"Untouchable" New Orleans

As the world commemorates Human Rights Day, my attention turns from the inexcusable and inescapable practice of untouchability suffered by my fellow dalits in India to a different but all to familiar "untouchability" I witnessed visiting New Orleans.

As the world commemorates Human Rights Day, my attention turns from the inexcusable and inescapable practice of untouchability suffered by my fellow dalits in India to a different but all to familiar "untouchability" I witnessed visiting New Orleans.

I helped rebuild communities in my home state of Gujarat after an earthquake in 2000, which killed 15,000 people and destroyed over a million homes. I traveled to New Orleans to share my experiences with Stephen Bradberry, a fellow recipient of the RFK Human Rights Award and head organizer for the community organization ACORN in New Orleans.

The morning I arrived, ACORN and its members, survivors of Hurricane Katrina, were holding a press conference about an ordinance allowing the city to take over properties that had not been cleaned out by the one year anniversary of the storm. Saving damaged homes was a task left to the Katrina survivors while the city focused on more pressing issues like closing down public housing. Although the ordinance was finally defeated, it seemed to be part of a greater plan to rid New Orleans of its poor.

The survivors closed the press conference that morning saying, "God is with us and God will save us." I felt the same pain as when I hear President Bush says, "God will save America" knowing how the will of the unknown God has been an excuse for continuing the social injustice of the caste system in India letting the government get off scot-free for failing to meet constitutional and human rights obligations.

Later I toured the most effected parts of the city. It seemed like a war museum with empty streets, except for the zooming vehicles of gun toting marshals. Were they sent to protect the debris from the poor storm survivors who remained?

In India one year after the earthquake in Gujarat, much of the affected areas had been rebuilt and the Indian government had given 100,000INR (roughly $2,250 USD) to every family who had lost a loved one. That large sum is about two thirds the average yearly income in India, the US equivalent would be almost $30,000. The families of those who died during Hurricane Katrina have received nothing from their government.

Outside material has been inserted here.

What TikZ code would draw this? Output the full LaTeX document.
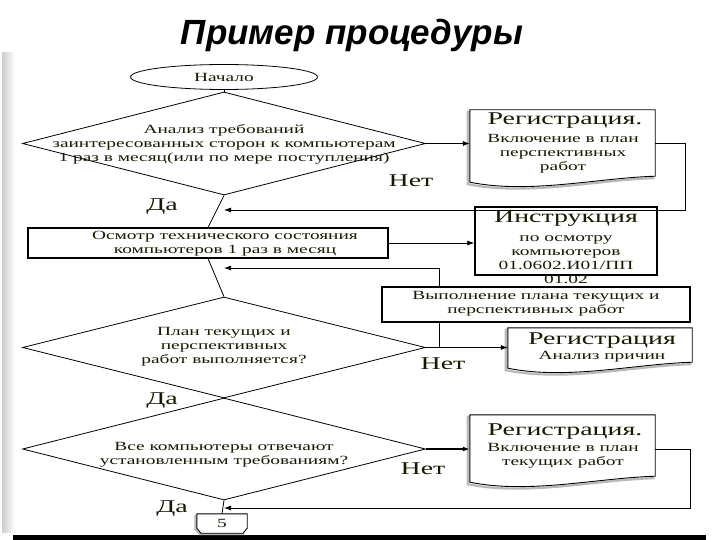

Less than a year after the earthquake, Gujarat was back to normal, with people living in their own villages and cities. Here I stood on the land of the super power, the wealthiest nation in the world, where the debris of almost forty thousands homes remained unmoved nearly a year later. Ironically, FEMA offered to sell its systems and services to India to aid in Gujarat after the earthquake. Seeing their results in New Orleans I was glad India declined. The Indian government is far from perfect, but at least it recognized that it had a responsibility towards its people.

In a relatively unaffected part of town I visited a large Whole Foods grocery store. Busy affluent shoppers pushed carts through aisles with every good imaginable. The scene lacked any sense of trauma from the devastation the world witnessed via television after Hurricane Katrina. It became clear that the worst hit areas of New Orleans, those which rebuilding efforts had left untouched almost a year later, were the poorer predominantly African American areas of town.

When Martin Luther King, Jr. traveled to India he was introduced to an audience he was about to address as "a fellow untouchable from the United States of America." He initially took great offence, but then thought about "twenty million of my brothers and sisters still smothering in an airtight cage of poverty in an affluent society" and realized that, "Yes, I am untouchable" because he was African American. Many years after Martin Luther King's visit in New Orleans I saw my "untouchable" brothers and sisters still living in these conditions.

Nothing could have better illustrated this untouchability than where my tour of New Orleans ended, on the road dividing the predominantly white University of New Orleans and its predominantly African American neighbor, New Orleans Southern University. The University of New Orleans' buildings were in tact, the left side of the road closest to its campus had been rebuilt. Southern University's buildings were still damaged, with trailers in the parking lot to serve as classrooms and the road, two feet to the right of repaired road, which serviced Southern University was a rusty, coarse, sand bed. That was the real and palpable ground of discrimination.

I came to New Orleans to share my experiences of rebuilding Gujarat after the earthquake. I left with a heavy heart. As my flight took off, my eyes searched for the tall Statue of Liberty, but could not find it. Perhaps it was because I was very far from New York and too far from the southern city of New Orleans. If that Statue of Liberty and all she stands for is to reach New Orleans, the government will have to start taking responsibility for the rights of its own people.